Las letras de Películas eran todas de Charly, pero esta vez la música estuvo compartida con sus cuatro compañeros: lo que representaba una mayor democracia compositiva en el seno del grupo terminaría incidiendo en su destino final. A la par, grupos cercanos como Crucis, Alas, Espíritu y El Reloj se evaporaban en el aire por peleas internas. En la antigua Grecia se lo denominaba pharmakon: el veneno y el remedio al mismo tiempo.
Prólogo del libro publicado por Gourmet Musical
La Máquina del Tiempo
Dos años en la vida de Charly García pueden ser diez de los de cualquier mortal. O incluso más. Su proyecto de La Máquina de Hacer Pájaros duró solamente entre 1976 y 1977, produjo dos discos, y se evaporó. Su popularidad fue efímera, pero su influencia –esa música sofisticada, vigorosa– rompió el corset del rock progresivo y le ganó al paso del tiempo.
Hay una entrevista de aquella época donde Charly dice que recién con La Máquina sentía que le estaba haciendo un aporte real a la música popular argentina. Algo curioso si pensamos que con Sui Generis ya había apilado varios himnos juveniles para todos los fogones del mañana, como “Canción para mi muerte” o “Rasguña las piedras”.
Por empezar, sí: fue el grupo con el que hizo la música más elaborada. La extensión de las canciones son la mejor prueba, con muchos arreglos complejos y cambios de ritmo, el predominio de pasajes instrumentales, y la particularidad de contar con dos tecladistas, algo inusual en la Buenos Aires de 1976. Combinó magistralmente rock y música clásica, conectando con la veta sinfónica que venía de Inglaterra y le sumó smog porteño en un contexto de asfixiante represión social.

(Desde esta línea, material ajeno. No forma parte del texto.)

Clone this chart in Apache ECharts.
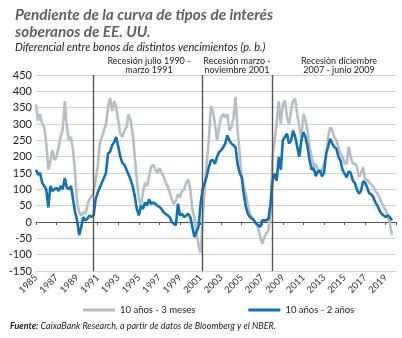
<!DOCTYPE html>
<html>
<head>
<meta charset="utf-8">
<script src="https://cdn.jsdelivr.net/npm/echarts@6/dist/echarts.min.js"></script>
<style>
html,body{margin:0;padding:0;background:#fff;}
#c{width:402px;height:338px;}
</style>
</head>
<body>
<div id="c"></div>
<script>
// Time base: first observation Jan 1985, one value every 0.2 years
const startYear = 1985;
const stepYears = 0.2;

// 10 años - 3 meses (p. b.)
const spread10y3m = [
  360, 310, 330, 300, 290,   // 1985
  240, 160, 185, 220, 190,   // 1986
  200, 230, 260, 285, 370,   // 1987
  290, 250, 260, 220, 150,   // 1988
  60, 30, 20, 30, 25,        // 1989
  50, 70, 80, 90, 130,       // 1990
  170, 240, 260, 280, 300,   // 1991
  350, 380, 340, 370, 350,   // 1992
  310, 270, 260, 280, 290,   // 1993
  330, 310, 270, 200, 130,   // 1994
  70, 50, 90, 120, 110,      // 1995
  140, 170, 175, 160, 150,   // 1996
  165, 150, 140, 120, 110,   // 1997
  90, 70, 55, 65, 85,        // 1998
  75, 95, 100, 120, 130,     // 1999
  100, 40, 10, -30, -70,     // 2000
  -95, 10, 100, 180, 250,    // 2001
  356, 340, 300, 250, 290,   // 2002
  320, 331, 320, 330, 280,   // 2003
  290, 320, 382, 280, 210,   // 2004
  140, 110, 85, 50, 25,      // 2005
  15, 5, -5, -20, -46,       // 2006
  -66, -46, -35, -25, 25,    // 2007
  200, 250, 300, 370, 300,   // 2008
  360, 372, 320, 300, 340,   // 2009
  372, 377, 330, 290, 260,   // 2010
  331, 310, 280, 229, 200,   // 2011
  168, 178, 160, 148, 160,   // 2012
  180, 199, 260, 290, 280,   // 2013
  260, 250, 229, 210, 199,   // 2014
  180, 178, 230, 200, 178,   // 2015
  180, 170, 137, 150, 168,   // 2016
  127, 130, 120, 115, 107,   // 2017
  95, 87, 75, 60, 46,        // 2018
  36, 20, -5, -40            // 2019
];

// 10 años - 2 años (p. b.)
const spread10y2y = [
  160, 145, 150, 120, 110,   // 1985
  100, 45, 110, 95, 100,     // 1986
  105, 95, 110, 100, 135,    // 1987
  105, 100, 110, 70, 30,     // 1988
  5, -40, -15, 15, 5,        // 1989
  10, 20, 15, 20, 70,        // 1990
  90, 105, 120, 135, 150,    // 1991
  210, 215, 235, 245, 260,   // 1992
  230, 200, 180, 175, 160,   // 1993
  145, 130, 110, 80, 40,     // 1994
  20, 50, 40, 60, 50,        // 1995
  70, 55, 60, 55, 50,        // 1996
  46, 40, 30, 25, 20,        // 1997
  15, 0, -5, -10, 56,        // 1998
  20, 25, 15, 20, 25,        // 1999
  15, -15, -46, -30, -15,    // 2000
  55, 100, 120, 140, 168,    // 2001
  188, 190, 178, 200, 214,   // 2002
  220, 229, 240, 265, 250,   // 2003
  240, 235, 229, 178, 150,   // 2004
  137, 87, 46, 25, 15,       // 2005
  10, 5, -5, -10, -15,       // 2006
  5, 5, 5, 10, 56,           // 2007
  127, 148, 127, 199, 160,   // 2008
  250, 260, 270, 240, 250,   // 2009
  280, 260, 230, 200, 250,   // 2010
  275, 260, 230, 190, 160,   // 2011
  165, 140, 155, 158, 140,   // 2012
  150, 209, 230, 255, 240,   // 2013
  229, 225, 200, 188, 160,   // 2014
  148, 137, 155, 150, 127,   // 2015
  120, 100, 87, 95, 125,     // 2016
  120, 105, 87, 85, 76,      // 2017
  60, 50, 35, 25, 20,        // 2018
  15, 20, 15, 5              // 2019
];

// Recession start dates (decimal years)
const recessionStarts = [1990.6, 2001.15, 2007.95];
const recessionLabels = [
  'Recesión julio 1990 -\nmarzo 1991',
  'Recesión marzo -\nnoviembre 2001',
  'Recesión diciembre\n2007 - junio 2009'
];

const seriesNames = ['10 años - 3 meses', '10 años - 2 años'];
const yTicks = {min: -150, max: 450, step: 50};
const xTicks = {firstYear: 1985, lastYear: 2020, step: 2};

const FONT = 'Lato, "Open Sans", sans-serif';

function toPairs(arr) {
  return arr.map((v, i) => [i * stepYears + (startYear - xTicks.firstYear), v]);
}

const chart = echarts.init(document.getElementById('c'), null, {renderer: 'canvas'});

const xSpan = xTicks.lastYear - xTicks.firstYear;

chart.setOption({
  animation: false,
  backgroundColor: '#fff',
  textStyle: {fontFamily: FONT},
  title: [
    {
      text: 'Pendiente de la curva de tipos de interés\nsoberanos de EE. UU.',
      left: 10, top: 2,
      textStyle: {fontFamily: FONT, fontSize: 15.3, fontWeight: 'bold', fontStyle: 'italic', color: '#616161', lineHeight: 17}
    },
    {
      text: 'Diferencial entre bonos de distintos vencimientos (p. b.)',
      left: 10, top: 36,
      textStyle: {fontFamily: FONT, fontSize: 11, fontWeight: 'normal', fontStyle: 'italic', color: '#222', lineHeight: 13}
    }
  ],
  grid: {left: 36, right: 6, top: 75, bottom: 67},
  legend: {
    data: seriesNames,
    left: 78, top: 300,
    icon: 'rect', itemWidth: 32, itemHeight: 3, itemGap: 53,
    textStyle: {fontFamily: FONT, fontSize: 9.5, color: '#222'}
  },
  xAxis: [
    {
      type: 'value', min: 0, max: xSpan, interval: xTicks.step,
      axisLine: {show: false, onZero: false},
      axisTick: {show: false},
      splitLine: {show: false},
      axisLabel: {
        rotate: 45, fontSize: 9.5, color: '#333', margin: 5, fontFamily: FONT,
        showMaxLabel: false,
        formatter: v => String(xTicks.firstYear + Math.round(v))
      }
    },
    {
      type: 'value', min: 0, max: xSpan, interval: xTicks.step, position: 'bottom',
      axisLine: {show: true, onZero: true, lineStyle: {color: '#555', width: 1}},
      axisTick: {show: true, length: 3, lineStyle: {color: '#555'}},
      splitLine: {show: false},
      axisLabel: {show: false}
    }
  ],
  yAxis: {
    type: 'value', min: yTicks.min, max: yTicks.max, interval: yTicks.step,
    axisLine: {show: false}, axisTick: {show: false},
    splitLine: {lineStyle: {color: '#cfcfcf', width: 1}},
    axisLabel: {fontSize: 11, color: '#222', margin: 4, fontFamily: FONT}
  },
  graphic: recessionLabels.map((t, i) => ({
    type: 'text',
    x: [149, 237, 339][i], y: 56,
    style: {text: t, fontFamily: FONT, fontSize: 9, lineHeight: 9.5, fill: '#222', align: 'center'}
  })).concat([{
    type: 'text', x: 10, y: 322,
    style: {
      text: '{b|Fuente:} CaixaBank Research, a partir de datos de Bloomberg y el NBER.',
      fontFamily: FONT, fontSize: 9, fontStyle: 'italic', fill: '#222',
      rich: {b: {fontFamily: FONT, fontSize: 9, fontStyle: 'italic', fontWeight: 'bold', fill: '#222'}}
    }
  }]),
  series: [
    {
      name: seriesNames[0], type: 'line', xAxisIndex: 0,
      data: toPairs(spread10y3m), showSymbol: false,
      lineStyle: {color: '#b5c0c5', width: 2.6}, itemStyle: {color: '#b5c0c5'}, z: 2
    },
    {
      name: seriesNames[1], type: 'line', xAxisIndex: 0,
      data: toPairs(spread10y2y), showSymbol: false,
      lineStyle: {color: '#1070b8', width: 2.6}, itemStyle: {color: '#1070b8'}, z: 3,
      markLine: {
        silent: true, symbol: 'none', label: {show: false},
        lineStyle: {color: '#555', width: 1.4, type: 'solid'},
        data: recessionStarts.map(y => ({xAxis: y - xTicks.firstYear}))
      }
    }
  ]
});
</script>
</body>
</html>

En la única entrevista televisiva que se conoce de aquel año, García (veinticuatro años, desgarbado, anteojos gruesos, todavía sin bigote) mira a la cámara cohibido y declara que La Máquina hace “una música muy de acá, que tiene una proyección a futuro”. Y tan errado no estaba si con estos músicos sacó a la cancha algunas canciones que retomaría más adelante con Serú, y otras durante su posterior carrera solista, en los ochenta. En el medio también actualizó viejos temas de Sui, por lo que podemos imaginarnos a La Máquina como una mamushka con todas sus bandas dentro.
El telón de fondo es la Argentina más sangrienta. La del Golpe de Estado y la tapa de Clarín con la frase “total normalidad”. La del slogan “derechos y humanos”. La de los detenidos-desaparecidos y el “algo habrán hecho”. Charly lo retrataría, años más tarde, primero con “Los dinosaurios”, y después con el famoso “Yo que crecí con Videla/ yo que nací sin poder” de “Demoliendo hoteles”. Había una supervivencia latente ahí: suya, de sus colegas, del público, de una generación entera.